Archaeological site in Matsue, Japan

The Izumo Tamazukuri site (出雲玉作跡, Izumo tamazukuri iseki) is an archaeological site in the Tamayu-chō neighborhood of the city of Matsue, Shimane Prefecture, in the San'in region of western Japan. It contains the traces of a number of workshops from the Kofun period where magatama and other beads were produced, It was designated a National Historic Site in 1922, with the area under protection expanded in 2004. The excavated items from this site were collectively designated a National Important Cultural Property in 1977.

==Overview==
As its name suggests, the Tamatsukuri Onsen area was a major producer of beads from the Kofun period through the Heian periods.
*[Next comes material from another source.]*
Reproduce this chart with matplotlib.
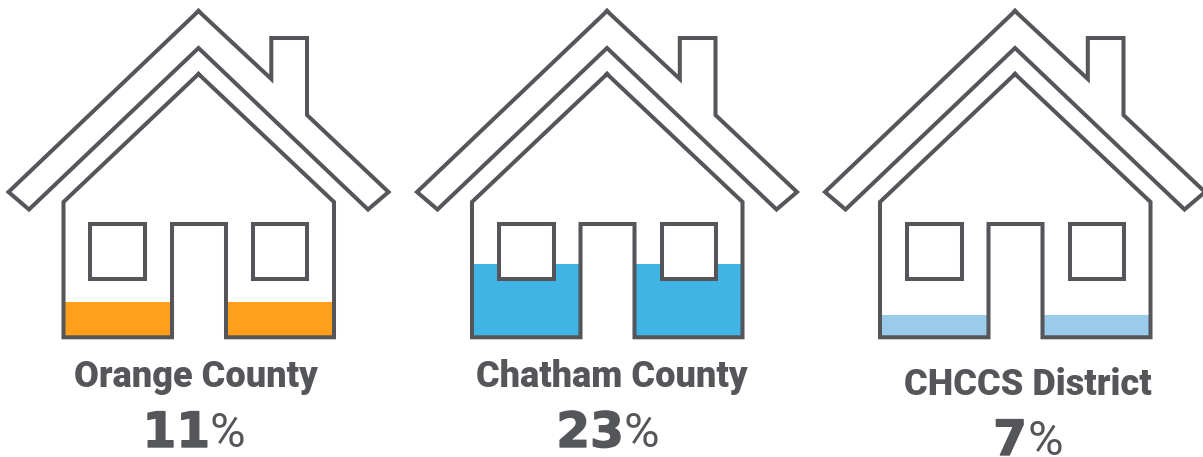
import matplotlib
matplotlib.use('Agg')
import matplotlib.pyplot as plt
import matplotlib.patheffects as pe

# donnees
names = ['Orange County', 'Chatham County', 'CHCCS District']
values = [11, 23, 7]
colors = ['#FF9F1C', '#41B4E6', '#9BCBEB']
offsets = [0, 408.5, 816.5]
name_x = [196, 612, 1028]
name_y = [387, 387, 395]
pct_y = [447, 447, 455]
pct_x = [210, 624, 1027]

grey = '#54565A'
lw = 2.9
px_per_pct = 3.2

# contours de la maison (pixels de la premiere maison)
roof_x = [198.5, 8.5, 29, 198.5, 368, 388.5, 307, 307, 271.3, 271.3, 198.5]
roof_y = [11, 192, 209.5, 48, 209.5, 192, 115, 38, 38, 79, 11]
body_x = [198.5, 63.5, 63.5, 172, 172, 226, 226, 334, 334, 198.5]
body_y = [74, 202, 337.3, 337.3, 224, 224, 337.3, 337.3, 202, 74]
win_x = [[90, 145, 145, 90, 90], [253.3, 307.3, 307.3, 253.3, 253.3]]
win_y = [224, 224, 278.5, 278.5, 224]
fill_left = [63.5, 226]
fill_right = [172, 334]
bottom = 337.3

fig = plt.figure(figsize=(12.03, 4.57), dpi=100)
ax = fig.add_axes([0, 0, 1, 1])
ax.set_xlim(0, 1203)
ax.set_ylim(457, 0)
ax.axis('off')

for i in range(3):
    dx = offsets[i]
    # remplissage selon la valeur
    for a, b in zip(fill_left, fill_right):
        ax.fill_between([a + dx, b + dx], bottom, bottom - values[i] * px_per_pct,
                        color=colors[i], lw=0, zorder=1)
    ax.plot([x + dx for x in roof_x], roof_y, color=grey, lw=lw, zorder=3, solid_joinstyle='miter')
    ax.plot([x + dx for x in body_x], body_y, color=grey, lw=lw, zorder=3, solid_joinstyle='miter')
    for wx in win_x:
        ax.fill([x + dx for x in wx], win_y, facecolor='white', edgecolor=grey, lw=lw,
                zorder=2, joinstyle='miter')

    ax.text(name_x[i], name_y[i], names[i], ha='center', va='baseline',
            color=grey, fontsize=26, fontweight='black', family='Roboto')
    # chiffres plus epais avec un contour
    num = ax.text(pct_x[i], pct_y[i], str(values[i]), ha='right', va='baseline',
                  color=grey, fontsize=35, fontweight='bold', family='DejaVu Sans')
    num.set_path_effects([pe.withStroke(linewidth=1.0, foreground=grey)])
    ax.text(pct_x[i], pct_y[i], '%', ha='left', va='baseline',
            color=grey, fontsize=35, family='Roboto')

fig.savefig('out.png', dpi=100)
It is mentioned in ancient texts such as the Kogo Shūi and Engishiki that beads were made in this area since prehistoric times. One such area is the Miyagaki district, which is located about one kilometer northeast of the Tamatsukuri Onsen town center, at the southwest foot of Mt. Kasen. This hill, with an elevation of about 200 meters, is a source of high-quality agate, especially a blue agate called "hekigyoku", as well as red and white agate. This area, along with the Miyanokami and Tamanomiya districts, which are located further into the hot spring town, was collectively designated as a National Historic Sites in 1922. Archaeological excavations were conducted in 1969 and 1971, and the remains of approximately 30 bead-making workshops were unearthed. From the large amount of artifacts excavated, it has been confirmed that beads were produced from the early Kofun period to the Heian period. The excavated items include a huge number of finished and unfinished beads made of jasper, agate, and quartz crystal. Both magatama and cylindrical beads were made. There are tens of thousands of other artifacts, including polishing whetstones and other tools.

Currently, the site is being maintained as the Izumo Tamasaku Historical Site Park, which includes a kofun burial mound, restored workshop, and reconstructions of pit dwellings. The excavated items are preserved and exhibited at the Izumo Tamasaku Museum within the park. The site is ten minutes by car from JR West San'in Main Line Tamatsukuri-Onsen Station.